Lamentation (The Shardlake series)

‘I am sorry, Guy, some urgent business.’


He smiled. ‘I, too, have had my meals interrupted when a crisis overtakes some poor patient.’

‘And I am sorry if I spoke roughly before. But what I saw this morning unmanned me.’

‘I understand. But if you think all those who oppose reform – or those of us who, yes, would have England back in the bosom of the Roman family – support such things you do us great injustice.’

‘All I know is that I hear thunder rolling all around the throne,’ I said, paraphrasing Wyatt’s poem. I then remembered again Philip Coleswyn’s words at the burning and shuddered. Any of us may come to this now.





EARLY NEXT MORNING Timothy saddled Genesis and I rode down to Chancery Lane. My horse was getting older; round in body, his head growing bony. It was another pleasant July day; hot but with a gentle cooling breeze stirring the green branches. I passed the Lincoln’s Inn gatehouse and rode on to Fleet Street, moving to the side of the road as a flock of sheep was driven into London for slaughter at the Shambles.

Already the city was busy, the shops open and the owners’ apprentices standing in doorways calling their wares. Peddlers with their trays thronged the dusty way, a rat-catcher in a wadmol smock walked nearby, stooped under the weight of two cages hung from a pole carried across his shoulders, each one full of sleek black rats. A woman with a basket on her head called out, ‘Hot pudding pies!’ I saw a sheet of paper pasted to a wall printed with the long list of books forbidden under the King’s recent proclamation, which must be surrendered by the 9th of August. Someone had scrawled ‘The word of God is the glory of Christ’ across it.

As I reached the Strand the road became quieter. The way bent south towards Westminster, following the curve of the river. To the left stood the grand three-and four-storeyed houses of the wealthy; the facades brightly painted and decorated, liveried guards at the doorways. I passed the great stone Charing Cross, then turned down into the broad street of Whitehall. Already I could see the tall buildings of the palace ahead, turreted and battlemented, every pinnacle topped with lions and unicorns and the royal arms, gilded so they flashed in the sun like hundreds of mirrors, the brightness making me blink.

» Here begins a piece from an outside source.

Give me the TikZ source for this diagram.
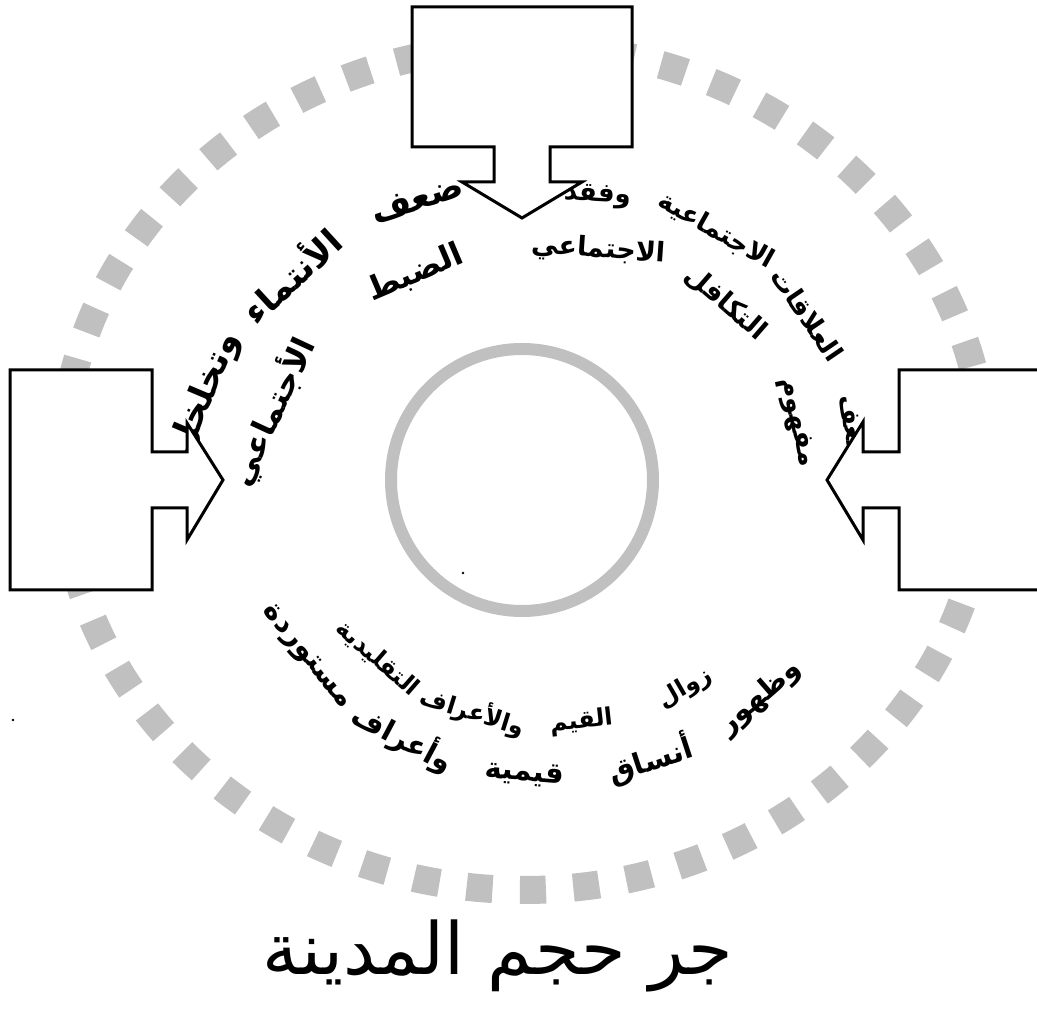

Whitehall Palace had originally been Cardinal Wolsey’s London residence, York Place, and when he fell the King had taken it into his possession. He had steadily expanded it over the last fifteen years; it was said he wished it to be the most lavish and impressive palace in Europe. To the left of the broad Whitehall Road stood the main buildings, while to the right were the pleasure buildings, the tennis courts where the King had once disported, the great circular cockpit and the hunting ground of St James’s Park. Spanning the street, beyond which became King Street, and connecting the two parts of the palace was the Great Gate designed by Holbein, an immense towered gatehouse four storeys high. Like the walls of the palace itself, it was tiled with black-and-white chequer-work, and decorated with great terracotta roundels depicting Roman emperors. The gateway at the bottom was dwarfed by the size of this edifice, yet wide enough to enable the biggest carts to pass two abreast.

A little before the Great Gate, the line of the palace walls was broken by a gatehouse, smaller, though still magnificent, which led to the palace buildings. Guards in green-and-white livery stood on duty there. I joined a short queue waiting to go in: behind me, a long cart pulled by four horses drew up. It was piled with scaffolding poles, no doubt for the new lodgings being constructed for the King’s elder daughter, Lady Mary, by the riverside. Another cart, just being checked in, was laden with geese for the kitchens, while in front of me three young men sat on horses with richly decorated saddles, accompanied by a small group of servants. The young gentlemen wore doublets puffed and slashed at the shoulders to show a violet silk lining, caps with peacock feathers, and short cloaks slung across one shoulder in the new Spanish fashion. I heard one say, ‘I’m not sure Wriothesley’s even here today, let alone that he’s read Marmaduke’s petition.’

‘But Marmaduke’s man has got us on the list; that’ll get us as far as the Presence Chamber. We can have a game of primero and who knows who might pass by once we’re in.’